> **RAW RECORDS**
>>
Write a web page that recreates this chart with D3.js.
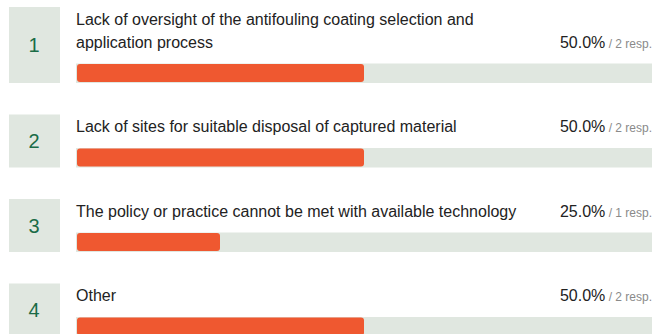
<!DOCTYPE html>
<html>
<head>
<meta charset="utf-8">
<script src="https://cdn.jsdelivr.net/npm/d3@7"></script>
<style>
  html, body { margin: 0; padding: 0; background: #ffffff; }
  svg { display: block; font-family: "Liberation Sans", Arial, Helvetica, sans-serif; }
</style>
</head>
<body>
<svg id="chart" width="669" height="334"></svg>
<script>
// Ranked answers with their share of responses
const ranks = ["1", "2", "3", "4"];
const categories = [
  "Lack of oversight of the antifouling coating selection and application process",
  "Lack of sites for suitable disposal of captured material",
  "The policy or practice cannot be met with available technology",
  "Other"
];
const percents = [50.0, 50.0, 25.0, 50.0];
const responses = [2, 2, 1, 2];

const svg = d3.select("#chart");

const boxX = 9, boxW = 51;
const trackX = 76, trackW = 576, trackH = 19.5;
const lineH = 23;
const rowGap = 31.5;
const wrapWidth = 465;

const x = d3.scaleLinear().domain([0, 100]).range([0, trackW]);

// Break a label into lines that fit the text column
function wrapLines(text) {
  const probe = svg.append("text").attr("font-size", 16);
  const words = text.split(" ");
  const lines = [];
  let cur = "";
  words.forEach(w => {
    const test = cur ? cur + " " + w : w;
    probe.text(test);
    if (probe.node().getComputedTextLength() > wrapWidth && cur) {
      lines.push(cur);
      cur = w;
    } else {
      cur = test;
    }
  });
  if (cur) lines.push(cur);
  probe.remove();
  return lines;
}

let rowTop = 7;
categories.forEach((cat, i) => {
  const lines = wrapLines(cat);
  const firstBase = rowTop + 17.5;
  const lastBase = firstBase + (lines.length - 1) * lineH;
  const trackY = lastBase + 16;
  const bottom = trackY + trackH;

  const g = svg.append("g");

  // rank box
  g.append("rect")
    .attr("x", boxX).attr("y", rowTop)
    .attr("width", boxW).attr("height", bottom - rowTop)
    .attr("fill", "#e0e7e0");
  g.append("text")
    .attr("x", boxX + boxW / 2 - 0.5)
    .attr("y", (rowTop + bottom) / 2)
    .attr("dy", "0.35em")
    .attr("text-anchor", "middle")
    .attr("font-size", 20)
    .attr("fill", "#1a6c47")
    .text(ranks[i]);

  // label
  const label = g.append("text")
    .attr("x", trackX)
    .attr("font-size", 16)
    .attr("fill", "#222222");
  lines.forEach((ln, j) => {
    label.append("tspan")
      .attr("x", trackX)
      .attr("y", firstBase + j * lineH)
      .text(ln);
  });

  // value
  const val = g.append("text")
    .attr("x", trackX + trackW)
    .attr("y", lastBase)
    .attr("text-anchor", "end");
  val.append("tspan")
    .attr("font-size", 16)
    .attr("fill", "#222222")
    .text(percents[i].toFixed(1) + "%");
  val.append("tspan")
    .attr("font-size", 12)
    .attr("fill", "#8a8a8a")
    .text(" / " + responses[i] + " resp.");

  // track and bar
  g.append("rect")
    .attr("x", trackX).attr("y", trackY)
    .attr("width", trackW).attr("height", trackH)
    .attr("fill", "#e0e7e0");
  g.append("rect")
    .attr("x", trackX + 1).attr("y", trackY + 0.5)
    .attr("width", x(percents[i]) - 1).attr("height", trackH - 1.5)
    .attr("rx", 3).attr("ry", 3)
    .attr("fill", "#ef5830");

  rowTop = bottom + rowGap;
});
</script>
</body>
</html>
<<
>>
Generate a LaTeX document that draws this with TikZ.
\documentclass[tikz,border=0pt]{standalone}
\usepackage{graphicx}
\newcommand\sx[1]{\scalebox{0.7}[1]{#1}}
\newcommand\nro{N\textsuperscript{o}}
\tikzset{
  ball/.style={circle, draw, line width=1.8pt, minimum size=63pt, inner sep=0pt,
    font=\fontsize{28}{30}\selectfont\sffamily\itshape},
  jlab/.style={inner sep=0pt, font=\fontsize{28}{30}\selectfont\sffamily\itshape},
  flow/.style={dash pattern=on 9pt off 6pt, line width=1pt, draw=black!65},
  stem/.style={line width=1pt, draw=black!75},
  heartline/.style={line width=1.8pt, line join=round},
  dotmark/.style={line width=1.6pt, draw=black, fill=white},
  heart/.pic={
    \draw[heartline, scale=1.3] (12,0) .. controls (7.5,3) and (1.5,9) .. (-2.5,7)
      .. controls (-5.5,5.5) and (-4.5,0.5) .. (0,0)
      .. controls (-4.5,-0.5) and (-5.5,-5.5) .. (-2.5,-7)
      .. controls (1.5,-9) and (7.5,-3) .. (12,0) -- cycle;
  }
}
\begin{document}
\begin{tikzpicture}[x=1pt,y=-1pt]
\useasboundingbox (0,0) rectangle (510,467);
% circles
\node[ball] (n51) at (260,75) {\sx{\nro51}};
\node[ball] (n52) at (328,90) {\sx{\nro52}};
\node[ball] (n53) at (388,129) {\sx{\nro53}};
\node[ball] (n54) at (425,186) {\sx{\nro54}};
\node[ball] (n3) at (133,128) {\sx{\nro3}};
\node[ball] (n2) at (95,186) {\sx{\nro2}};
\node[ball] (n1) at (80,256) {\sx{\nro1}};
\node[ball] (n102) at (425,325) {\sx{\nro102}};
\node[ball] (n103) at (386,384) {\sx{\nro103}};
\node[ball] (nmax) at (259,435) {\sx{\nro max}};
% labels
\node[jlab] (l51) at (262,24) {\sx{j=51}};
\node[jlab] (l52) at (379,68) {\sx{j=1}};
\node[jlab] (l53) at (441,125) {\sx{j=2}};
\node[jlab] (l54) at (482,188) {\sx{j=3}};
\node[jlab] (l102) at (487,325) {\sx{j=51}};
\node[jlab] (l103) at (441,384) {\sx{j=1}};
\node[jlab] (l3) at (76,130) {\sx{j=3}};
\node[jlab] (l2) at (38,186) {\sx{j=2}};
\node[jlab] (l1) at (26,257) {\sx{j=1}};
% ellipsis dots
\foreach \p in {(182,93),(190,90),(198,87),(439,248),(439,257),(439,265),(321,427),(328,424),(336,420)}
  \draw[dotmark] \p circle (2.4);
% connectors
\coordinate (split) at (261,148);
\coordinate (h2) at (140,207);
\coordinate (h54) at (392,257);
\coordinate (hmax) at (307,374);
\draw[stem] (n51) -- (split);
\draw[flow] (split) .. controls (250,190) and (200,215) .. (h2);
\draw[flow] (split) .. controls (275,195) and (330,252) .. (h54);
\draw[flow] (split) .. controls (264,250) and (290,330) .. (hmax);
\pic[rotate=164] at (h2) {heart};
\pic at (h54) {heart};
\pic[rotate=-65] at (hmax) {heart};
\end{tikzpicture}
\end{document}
<<
> **SET EXERCISE**
Reproduce, word for word, only the lines in the records above from the line with "Write a web" through the line with "const x = d3.scaleLinear().domain([0, 100]).range([0, trackW]);", including both ends; omit the pictures.

> **TASK ANSWER**
Write a web page that recreates this chart with D3.js.
<!DOCTYPE html>
<html>
<head>
<meta charset="utf-8">
<script src="https://cdn.jsdelivr.net/npm/d3@7"></script>
<style>
  html, body { margin: 0; padding: 0; background: #ffffff; }
  svg { display: block; font-family: "Liberation Sans", Arial, Helvetica, sans-serif; }
</style>
</head>
<body>
<svg id="chart" width="669" height="334"></svg>
<script>
// Ranked answers with their share of responses
const ranks = ["1", "2", "3", "4"];
const categories = [
  "Lack of oversight of the antifouling coating selection and application process",
  "Lack of sites for suitable disposal of captured material",
  "The policy or practice cannot be met with available technology",
  "Other"
];
const percents = [50.0, 50.0, 25.0, 50.0];
const responses = [2, 2, 1, 2];

const svg = d3.select("#chart");

const boxX = 9, boxW = 51;
const trackX = 76, trackW = 576, trackH = 19.5;
const lineH = 23;
const rowGap = 31.5;
const wrapWidth = 465;

const x = d3.scaleLinear().domain([0, 100]).range([0, trackW]);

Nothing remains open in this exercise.